Va da sé che la vittima potrà eventualmente indicare chi lo avrebbe perseguitato. Chi lo avrebbe fatto tornare a casa pieno di lividi, come raccontato nei giorni scorsi anche dalla madre. Chi avrebbe talmente minato la sua fiducia in se stesso da causare una caduta verticale nel rendimento scolastico. Chi avrebbe fatto tutto questo indisturbato, senza l’intervento del corpo docente. «Non ha mai parlato - ha detto la madre - ogni tanto tornava a casa con qualche livido, ma trovava sempre delle scuse per giustificare quei segni alle braccia e alle gambe.
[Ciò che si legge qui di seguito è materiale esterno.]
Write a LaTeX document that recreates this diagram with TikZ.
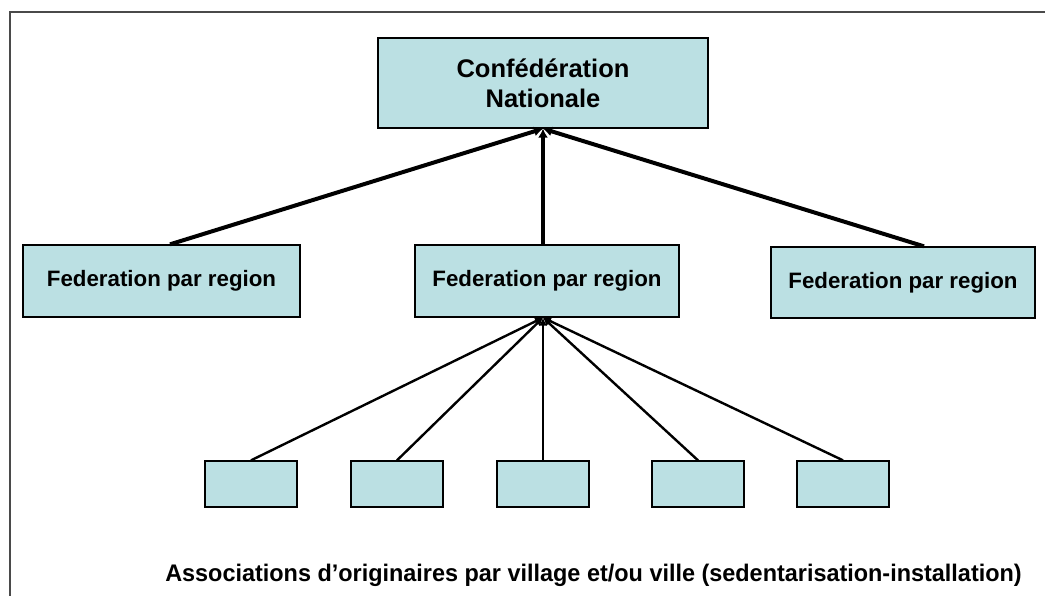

E anche per tirargli fuori quattro parole dopo aver visto il video è stato difficilissimo». «Mi ha detto che veniva sbattuto contro la lavagna, usato come “cancellino”. E tornava a casa con la maglietta completamente sporca di gesso. E poi mi ha detto che più volte veniva malmenato».

La scuola è a conoscenza di tutto. Perché la madre del ragazzo ha inviato una lettera al dirigente Giuseppe Russo, sulla falsariga dell’esposto depositato in Procura. L’effetto è stato quello dell’avvio di un procedimento disciplinare per verificare quali provvedimenti eventualmente adottare per i “bulli”.
Intanto dopo il clamore mediatico assunto da questa vicenda, ha chiesto scusa il ragazzo che nel video impugna una sedia e fa la parte di quello che vuole colpire la vittima. Anche a calci. La vittima visibilmente impaurita è oltretutto dotata - come si evince dalle immagini - di una struttura fisica minuta. Insomma, la vittima ideale per il “branco”? La vittima sacrificale per sfogare l’aggressività e la fisicità tipiche dell’adolescenza? Il ragazzo spogliato della maglietta o del maglione per usarli come cancellino? Dice questo la madre nell’esposto. Ora saranno gli inquirenti a chiarire cosa sia accaduto in quella classe del “Fermi”, nel corso di questo anno scolastico.